Estimates of the number of deaths caused by the famine range from 400,000 to 1 million, according to a document prepared for the UK House of Lords in 2024.
It has been claimed that the policies of the Ethiopian government, which took control after deposing Emperor Haile Selassie in a military-led revolution in 1974, contributed to the scale of the famine.
Dr Miriam Bradley, senior lecturer in humanitarian studies at the University of Manchester, has argued that, by the early 1980s, “several government policies combined to cause, rather than prevent, a famine which lasted from 1983 to 1985. Mengistu’s government imposed Stalinist-model agricultural policies involving forced collectivisation and villagisation [relocation of communities into planned villages].

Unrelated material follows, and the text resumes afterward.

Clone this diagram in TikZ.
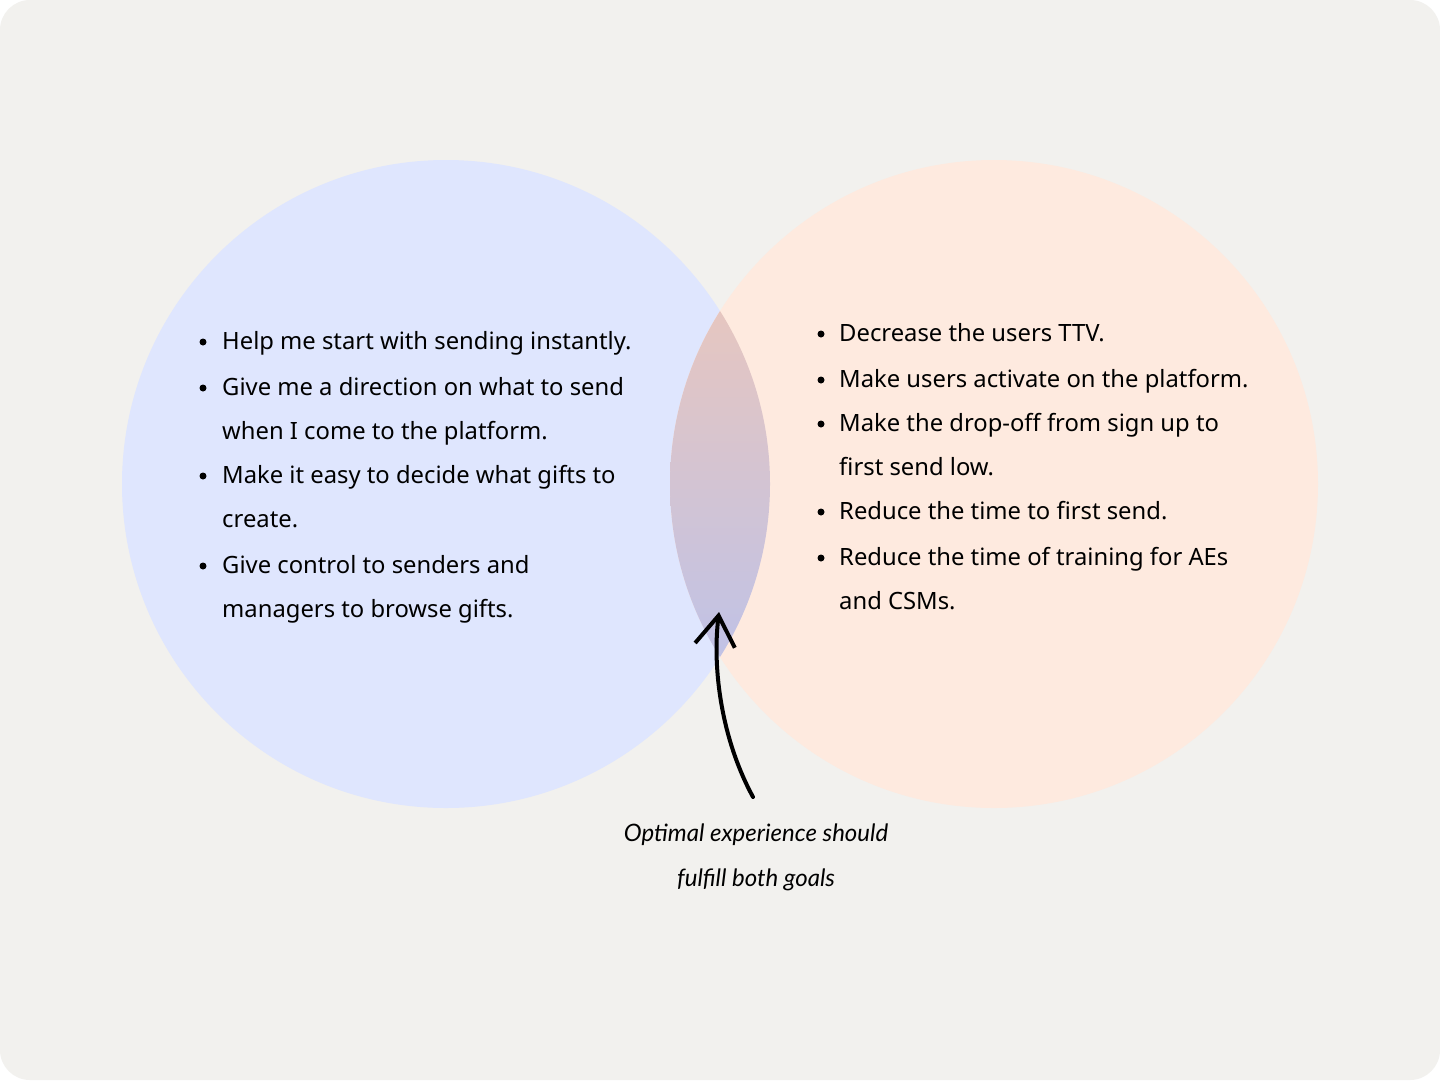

The West became aware of the catastrophe through a series of BBC News reports by journalist Michael Buerk in October 1984 describing a “biblical famine” and containing graphic images of thousands of people, including children, facing starvation.

Band Aid

Bob Geldof, singer with the Irish rock group The Boomtown Rats, formed Band Aid in response to the horrific images shown in the news broadcasts.
With Midge Ure of the band Ultravox, he wrote the hit charity single Do They Know it’s Christmas in December 1984, featuring a string of high-profile musicians.
Following the single’s success, the idea to stage a rock concert evolved.
Live Aid was a series of simultaneous concerts that took place at Wembley Stadium in London, John F Kennedy Stadium in Philadelphia, the US, and at various other venues across the world.
The combined event was broadcast to an estimated worldwide audience of 1.5 billion.